5. Properly encouraged and managed, the resource sector’s contribution to the New Zealand economy will grow significantly. As a resource-rich country, and with new technologies and changing demands, New Zealand’s mineral and energy resources will afford economic opportunities for many decades to come. This is the case for coal (including lignite), gas and petroleum, other minerals (gold, ironsands) and other potential fossil fuel-related resources such as coal-seam gas, gas produced from underground coal gasification and methane hydrates. Naturally, these opportunities will need to be developed in the context of New Zealand’s response to climate change issues.

Discussion

7. Human-caused climate change is a real risk and the world, including New Zealand, needs to respond. To do that effectively, the world needs new strategies – in view of the uncertain future of the Kyoto Protocol, and the lack of a definitive plan of action agreed at Copenhagen or Cancun – and meaningful 2050 targets may qualify.

8. Section 224 (1) of the Climate Change Response Act 2002 requires the Government to set a target, which may be amended at any time under section 224 (2) of that Act. The Government is now proposing for net greenhouse gas emissions to reduce to half of 1990 gross emissions levels, by 2050, on the basis that we would be doing “our fair share”, to quote Minister for Climate Change Issues Hon Dr Nick Smith. A gazetted 50 50 target would be “credible and realistic” for New Zealand to offer the world as our contribution.

9. Straterra agrees with the Government that we in New Zealand need to do “our fair share” in responding to climate change issues. That said, we cannot possibly know, at this stage, whether or not it is realistic for New Zealand to meet a 50 50 target in a rational way. Such a target cannot, therefore, be “credible and realistic”’; it can, at best, be aspirational.
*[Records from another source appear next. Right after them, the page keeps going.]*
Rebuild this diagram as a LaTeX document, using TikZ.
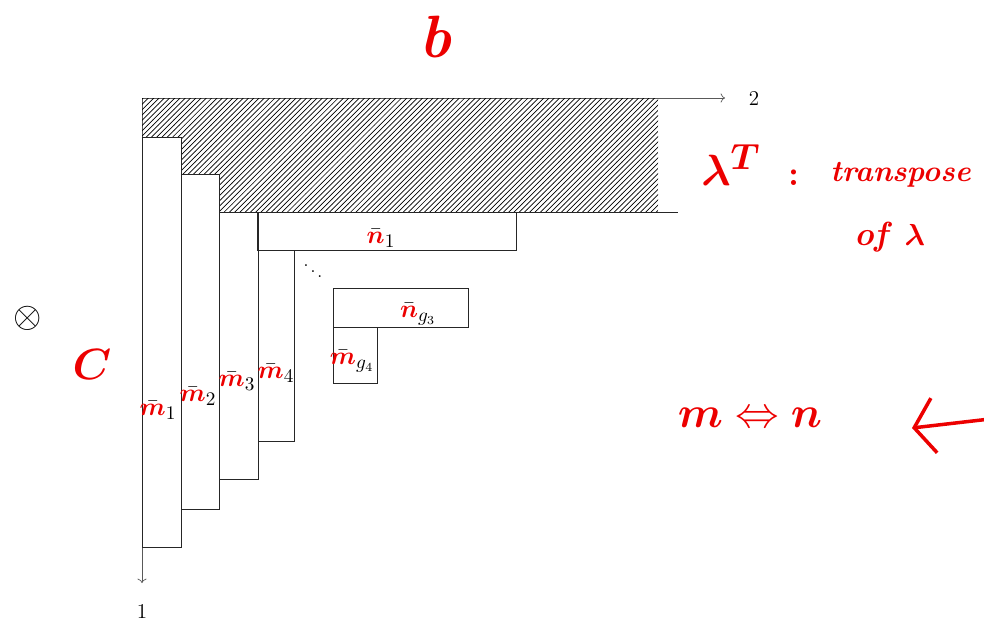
\documentclass[tikz,border=0pt]{standalone}
\usepackage{amsmath,amssymb}
\usepackage{tikz}
\usepackage{xcolor}
\usetikzlibrary{patterns,arrows.meta}

\definecolor{pen}{RGB}{236,0,0}
\newcommand{\penm}{\textcolor{pen}{\boldsymbol{m}}}
\newcommand{\penn}{\textcolor{pen}{\boldsymbol{n}}}

\begin{document}
\begin{tikzpicture}[x=0.02cm, y=-0.02cm,
  axis/.style={black!65, thin},
  cell/.style={draw=black!85, thin},
  lab/.style={inner sep=0pt, font=\fontsize{15}{18}\selectfont},
  note/.style={text=pen, inner sep=0pt}]
  \useasboundingbox (0,0) rectangle (984,626);

  % Axes 1 and 2
  \coordinate (O) at (142,98);
  \coordinate (X) at (725,98);
  \coordinate (Y) at (142,583);
  \draw[axis, ->] (O) -- (X);
  \draw[axis, ->] (O) -- (Y);
  \node[font=\fontsize{12}{14}\selectfont] (lx) at (754,99) {$2$};
  \node[font=\fontsize{12}{14}\selectfont] (ly) at (142,612) {$1$};

  % Hatched part above the columns
  \fill[pattern=north east lines] (O) -- (658,98) -- (658,212) -- (219,212)
    -- (219,174) -- (181,174) -- (181,137) -- (142,137) -- cycle;
  \draw[cell] (219,212) -- (678,212);

  % Box macro: #1,#2 = top left, #3,#4 = bottom right
  \newcommand{\cellbox}[4]{\draw[cell] (#1,#2) rectangle (#3,#4);}

  % Columns
  \cellbox{142}{137}{181}{547}
  \cellbox{181}{174}{219}{509}
  \cellbox{219}{212}{258}{479}
  \cellbox{258}{250}{294}{441}

  % Rows
  \cellbox{257}{212}{516}{250}
  \cellbox{333}{288}{468}{327}
  \cellbox{333}{327}{377}{383}

  % Labels
  \node[lab] (m1) at (158,410) {$\bar{\penm}_1$};
  \node[lab] (m2) at (198,396) {$\bar{\penm}_2$};
  \node[lab] (m3) at (237,381) {$\bar{\penm}_3$};
  \node[lab] (m4) at (276,373) {$\bar{\penm}_4$};
  \node[lab] (n1) at (381,238) {$\bar{\penn}_1$};
  \node[lab] (ng3) at (418,314) {$\bar{\penn}_{g_3}$};
  \node[lab] (mg4) at (352,361) {$\bar{\penm}_{g_4}$};
  \node (dd) at (313,266) {$\ddots$};
  \node (ot) at (28,318) {\huge$\otimes$};

  % Red notes
  \node[note, font=\fontsize{34}{38}\selectfont\bfseries\itshape] (b) at (435,37) {b};
  \node[note, font=\fontsize{28}{32}\selectfont] (C) at (92,364) {$\boldsymbol{C}$};
  \node[note, font=\fontsize{28}{32}\selectfont] (lt) at (731,165) {$\boldsymbol{\lambda}^{\boldsymbol{T}}$};
  \node[note, font=\fontsize{20}{24}\selectfont\bfseries] (colon) at (794,178) {:};
  \node[note, font=\fontsize{17}{20}\selectfont\bfseries\itshape, anchor=west] (tr) at (830,175) {transpose};
  \node[note, font=\fontsize{19}{22}\selectfont\bfseries\itshape] (of) at (890,237) {of\enspace$\boldsymbol{\lambda}$};
  \node[note, font=\fontsize{25}{30}\selectfont] (mn) at (750,418) {$\boldsymbol{m}\Leftrightarrow\boldsymbol{n}$};

  % Red arrow at the right edge
  \coordinate (arrS) at (990,419);
  \coordinate (arrE) at (912,428);
  \draw[pen, line width=2pt, -{Straight Barb[length=4mm, width=11mm]}] (arrS) -- (arrE);
\end{tikzpicture}
\end{document}
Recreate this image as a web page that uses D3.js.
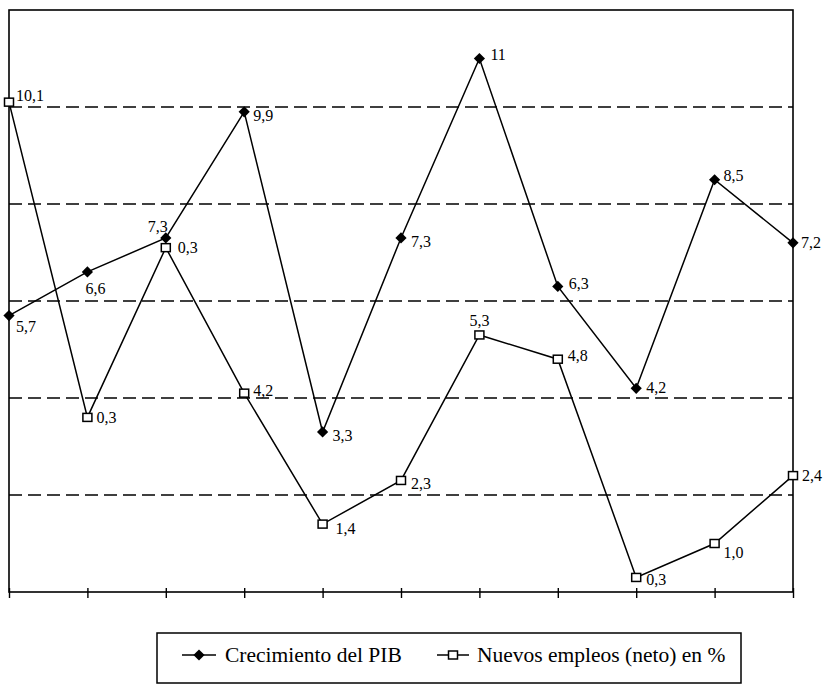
<!DOCTYPE html>
<html>
<head>
<meta charset="utf-8">
<script src="https://cdn.jsdelivr.net/npm/d3@7"></script>
</head>
<body style="margin:0">
<svg id="chart" width="826" height="686"></svg>
<script>
// ---- data ----
const periods = [1, 2, 3, 4, 5, 6, 7, 8, 9, 10, 11];
const pib = [5.7, 6.6, 7.3, 9.9, 3.3, 7.3, 11, 6.3, 4.2, 8.5, 7.2];
const pibLabels = ["5,7", "6,6", "7,3", "9,9", "3,3", "7,3", "11", "6,3", "4,2", "8,5", "7,2"];
const empleo = [10.1, 3.6, 7.1, 4.1, 1.4, 2.3, 5.3, 4.8, 0.3, 1.0, 2.4];
const empleoLabels = ["10,1", "0,3", "0,3", "4,2", "1,4", "2,3", "5,3", "4,8", "0,3", "1,0", "2,4"];
const gridValues = [2, 4, 6, 8, 10];
const seriesNames = ["Crecimiento del PIB", "Nuevos empleos (neto) en %"];

// ---- layout ----
const FONT = '"Liberation Serif", monospace';
const plot = { left: 9, right: 793, top: 10, bottom: 592 };
const pibOffsets = [[7,16,"start"],[-2,22,"start"],[2,-6,"end"],[9,9,"start"],[10,9,"start"],[10,9,"start"],[11,1,"start"],[11,3,"start"],[10,5,"start"],[9,1,"start"],[8,5,"start"]];
const empOffsets = [[7,-1,"start"],[9,6,"start"],[12,5,"start"],[9,3,"start"],[13,10,"start"],[10,9,"start"],[0,-9,"middle"],[10,2,"start"],[10,8,"start"],[9,14,"start"],[9,5,"start"]];

const svg = d3.select("#chart");
const x = d3.scalePoint().domain(periods).range([plot.left, plot.right]).padding(0);
const y = d3.scaleLinear().domain([0, 12]).range([plot.bottom, plot.top]);

// gridlines
svg.append("g").selectAll("line").data(gridValues).join("line")
  .attr("x1", plot.left).attr("x2", plot.right)
  .attr("y1", d => y(d)).attr("y2", d => y(d))
  .attr("stroke", "#000").attr("stroke-width", 1.5)
  .attr("stroke-dasharray", "13,6");

// frame
svg.append("rect")
  .attr("x", plot.left).attr("y", plot.top)
  .attr("width", plot.right - plot.left).attr("height", plot.bottom - plot.top)
  .attr("fill", "none").attr("stroke", "#000").attr("stroke-width", 1.6);

// x axis ticks
const xAxis = d3.axisBottom(x).tickSize(6).tickFormat("");
const gx = svg.append("g").attr("transform", `translate(0,${plot.bottom})`).call(xAxis);
gx.select(".domain").remove();
gx.selectAll(".tick line").attr("y1", -4).attr("y2", 6).attr("stroke", "#000").attr("stroke-width", 1.4);

const line = d3.line().x((d, i) => x(periods[i])).y(d => y(d));

// lines
svg.append("path").datum(pib).attr("d", line)
  .attr("fill", "none").attr("stroke", "#000").attr("stroke-width", 1.5);
svg.append("path").datum(empleo).attr("d", line)
  .attr("fill", "none").attr("stroke", "#000").attr("stroke-width", 1.5);

// markers
const diamond = d3.symbol().type(d3.symbolDiamond2).size(80);
svg.append("g").selectAll("path").data(pib).join("path")
  .attr("transform", (d, i) => `translate(${x(periods[i])},${y(d)})`)
  .attr("d", diamond).attr("fill", "#000");
svg.append("g").selectAll("rect").data(empleo).join("rect")
  .attr("x", (d, i) => x(periods[i]) - 4.5).attr("y", d => y(d) - 4)
  .attr("width", 9).attr("height", 8)
  .attr("fill", "#fff").attr("stroke", "#000").attr("stroke-width", 1.5);

// labels
svg.append("g").selectAll("text").data(pib).join("text")
  .attr("x", (d, i) => x(periods[i]) + pibOffsets[i][0])
  .attr("y", (d, i) => y(d) + pibOffsets[i][1])
  .attr("text-anchor", (d, i) => pibOffsets[i][2])
  .attr("font-size", 16)
  .style("font-family", FONT)
  .text((d, i) => pibLabels[i]);
svg.append("g").selectAll("text").data(empleo).join("text")
  .attr("x", (d, i) => x(periods[i]) + empOffsets[i][0])
  .attr("y", (d, i) => y(d) + empOffsets[i][1])
  .attr("text-anchor", (d, i) => empOffsets[i][2])
  .attr("font-size", 16)
  .style("font-family", FONT)
  .text((d, i) => empleoLabels[i]);

// legend
const lg = svg.append("g");
lg.append("rect").attr("x", 157).attr("y", 633).attr("width", 584).attr("height", 50)
  .attr("fill", "none").attr("stroke", "#000").attr("stroke-width", 1.5);
lg.append("line").attr("x1", 182).attr("x2", 216).attr("y1", 655).attr("y2", 655)
  .attr("stroke", "#000").attr("stroke-width", 1.5);
lg.append("path").attr("transform", "translate(199,655)").attr("d", diamond).attr("fill", "#000");
lg.append("text").attr("x", 225).attr("y", 662).attr("font-size", 21.5).style("font-family", FONT).text(seriesNames[0]);
lg.append("line").attr("x1", 437).attr("x2", 469).attr("y1", 655).attr("y2", 655)
  .attr("stroke", "#000").attr("stroke-width", 1.5);
lg.append("rect").attr("x", 448.5).attr("y", 651).attr("width", 9).attr("height", 8)
  .attr("fill", "#fff").attr("stroke", "#000").attr("stroke-width", 1.5);
lg.append("text").attr("x", 477).attr("y", 662).attr("font-size", 21.5).style("font-family", FONT).text(seriesNames[1]);
</script>
</body>
</html>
10. The Government’s position paper can be interpreted to support this view. In it, the Government has qualified its intention to set a 50 50 target in three ways: it is assumed New Zealand will develop or adopt “major technological innovations in areas like agriculture and transport”; the Government will strike the right balance between having an economically-sound and an environmentally-sound target; and the Government will review the target, on the basis of developments in climate change science, other nations’ progress and in new technologies.

11. Stated another way: unless there are major technological breakthroughs and unless other key countries take significant action, New Zealand will be unable to meet a 50 50 target in a rational way, one that is both economically sound and environmentally sound.

12. If New Zealand’s key competitors in international trade do not introduce a carbon price or other “equivalent” measures, as the New Zealand Emissions Trading Scheme ramps up (being the proposed key tool for change at home), the competitiveness of our trade-exposed industries would suffer, and reduce production and/or move offshore. The result for New Zealand is the risk of serious harm to the national economy, with no benefit for the world’s climate.

13. There is also the issue of “comparability of effort” to consider. Treasury advice indicated in respect of the 2020 target that the cost to New Zealand per tonne of CO2 equivalent reduced could be significantly higher than that of other Annex 1 countries. This imbalance needs to be taken into account when reviewing New Zealand’s progress towards meeting a target.

14. The position paper argues that New Zealand is “well positioned to take advantage of the global transition towards clean energy”, that we have “a wealth of cleantech innovation and technical expertise” and that some 250 companies and organisations are “researching, developing and commercialising clean technologies in New Zealand”.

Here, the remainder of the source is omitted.